Micha Brumlik (professor of education at Goethe University, Frankfurt am Main) maintains that after the 20th century we have the right to know what Communism is going to be like-- it has to be democratic to be supported. There will be a big fight over that, I fear, as different concepts of "democracy" will be put forth. But he is right to demand a politically active civil society not divorced from a democratic political system. He thinks that Hardt and Negri's unclear views on "the multitude" will never get that concept up and running or have any practical outcome.
Jacques Ranciere leaves us with the view that while Marx wanted a "classless society," what we really need is what he calls an "emancipatory society." This is one "in which each has an equal share." That has a vague utopian sound to it-- a throwback to pre-Marxist French socialist thinking. Marxist logic, Ranciere tells us, is to prepare for the future, but he believes instead that the idea of emancipation is really tied to the appearance, in the here and now, of "those we call the 'have-nots' and those who make their presence felt through their capacity to think, to intervene politically, and to prove themselves capable of organizing economic production." Ayn Rand would have liked this-- the have-nots and their masters-- only for Ranciere they would be good masters. This is a latter day reincarnation of Plato's Republic.
Ranciere goes on to criticize Negri. "Negri thinks capitalism produces communism." In the film, however, Negri appears to think capitalism is here for the long run and that it must always be struggled against, and if communism comes about it will be through the triumph of the will.

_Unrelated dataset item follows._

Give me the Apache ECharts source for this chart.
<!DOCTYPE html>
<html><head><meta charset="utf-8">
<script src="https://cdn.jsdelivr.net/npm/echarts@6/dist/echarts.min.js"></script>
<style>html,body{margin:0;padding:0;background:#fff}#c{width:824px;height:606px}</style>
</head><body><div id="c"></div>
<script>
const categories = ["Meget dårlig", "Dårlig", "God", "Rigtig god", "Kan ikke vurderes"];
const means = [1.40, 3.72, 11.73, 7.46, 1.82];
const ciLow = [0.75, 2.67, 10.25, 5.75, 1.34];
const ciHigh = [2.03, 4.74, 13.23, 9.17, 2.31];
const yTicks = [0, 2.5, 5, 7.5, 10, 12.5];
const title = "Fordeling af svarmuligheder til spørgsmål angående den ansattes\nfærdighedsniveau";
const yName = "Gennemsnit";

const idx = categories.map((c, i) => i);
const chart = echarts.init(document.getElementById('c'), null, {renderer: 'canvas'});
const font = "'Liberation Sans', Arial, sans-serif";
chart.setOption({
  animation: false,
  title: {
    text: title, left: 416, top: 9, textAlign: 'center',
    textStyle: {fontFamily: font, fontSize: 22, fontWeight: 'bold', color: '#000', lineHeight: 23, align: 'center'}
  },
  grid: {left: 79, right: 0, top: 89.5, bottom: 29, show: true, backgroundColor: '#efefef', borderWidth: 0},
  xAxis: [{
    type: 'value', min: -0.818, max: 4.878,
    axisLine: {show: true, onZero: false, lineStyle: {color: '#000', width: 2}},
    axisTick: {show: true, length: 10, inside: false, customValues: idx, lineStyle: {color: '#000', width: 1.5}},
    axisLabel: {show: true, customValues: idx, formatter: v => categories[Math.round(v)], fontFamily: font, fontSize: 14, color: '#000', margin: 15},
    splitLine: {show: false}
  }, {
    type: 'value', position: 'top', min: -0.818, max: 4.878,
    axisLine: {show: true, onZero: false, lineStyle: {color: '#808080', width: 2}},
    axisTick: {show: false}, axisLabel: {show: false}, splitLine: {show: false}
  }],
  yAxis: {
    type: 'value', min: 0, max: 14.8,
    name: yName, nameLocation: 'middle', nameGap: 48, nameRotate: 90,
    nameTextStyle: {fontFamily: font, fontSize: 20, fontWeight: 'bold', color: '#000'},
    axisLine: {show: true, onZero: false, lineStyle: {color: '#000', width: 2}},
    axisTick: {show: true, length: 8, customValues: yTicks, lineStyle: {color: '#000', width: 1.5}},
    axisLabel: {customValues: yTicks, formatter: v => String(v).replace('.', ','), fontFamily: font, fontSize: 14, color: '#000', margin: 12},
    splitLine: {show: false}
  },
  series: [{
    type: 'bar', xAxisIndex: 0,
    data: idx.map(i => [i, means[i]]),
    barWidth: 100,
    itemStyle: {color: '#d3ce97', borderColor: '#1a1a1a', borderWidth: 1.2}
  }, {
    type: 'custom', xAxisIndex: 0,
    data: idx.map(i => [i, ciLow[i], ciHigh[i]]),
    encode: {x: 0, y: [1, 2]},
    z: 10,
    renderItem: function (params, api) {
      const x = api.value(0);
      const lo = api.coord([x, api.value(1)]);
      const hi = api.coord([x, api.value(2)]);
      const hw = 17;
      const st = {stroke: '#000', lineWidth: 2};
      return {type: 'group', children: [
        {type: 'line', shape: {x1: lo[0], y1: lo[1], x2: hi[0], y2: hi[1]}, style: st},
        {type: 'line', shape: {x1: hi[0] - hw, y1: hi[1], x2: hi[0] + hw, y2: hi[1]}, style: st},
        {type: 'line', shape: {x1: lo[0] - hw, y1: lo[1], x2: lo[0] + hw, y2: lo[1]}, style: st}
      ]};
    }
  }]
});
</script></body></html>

In reality, then, capitalism only produces its own form of communism. But this is not the communism of everyone's capacity. There are those who say ‘look at what capitalism does; the idea of communism can't be so bad,' but I don't think those people are involved in constructing the idea of real equality today." What is this rambling discourse supposed to mean?
The last pronouncement I will consider comes from Peter Sloterdijk, who tells us that "people must join together to forge alliances against the lethal. They must provide mutual security and offer each other communities of solidarity on a planetary scale, because for the first time collective self-destruction is possible. Before we say 'communism' we must understand the principle of 'immunism' or the principle of our mutual insurance, which is the most profound motive of solidarity." So now we have a new "-ism" to worry about that sounds like an advertisement for NATO.
This is the sum and substance of the movie. Some of these thinkers are better than they appear to be in the film, but probably not by much. I don't think this film has reloaded Marx-- quite the contrary, I think it completely fails to present what Marxism is all about, its past accomplishments and future possibilities. No film can hope to present Marxism to the public without at the same time dealing with the real life problems of the labor and people's movements, and issues in the so-called Third World. As I pointed out at the beginning of this review, Marxism Reloaded completely ignores working class leaders and the leaders of political movements inspired by Marxism, and confines itself to interviewing intellectual talking heads who, quite frankly, often do not know what they are talking about. Thus rather than reloading, the film was largely shooting blanks.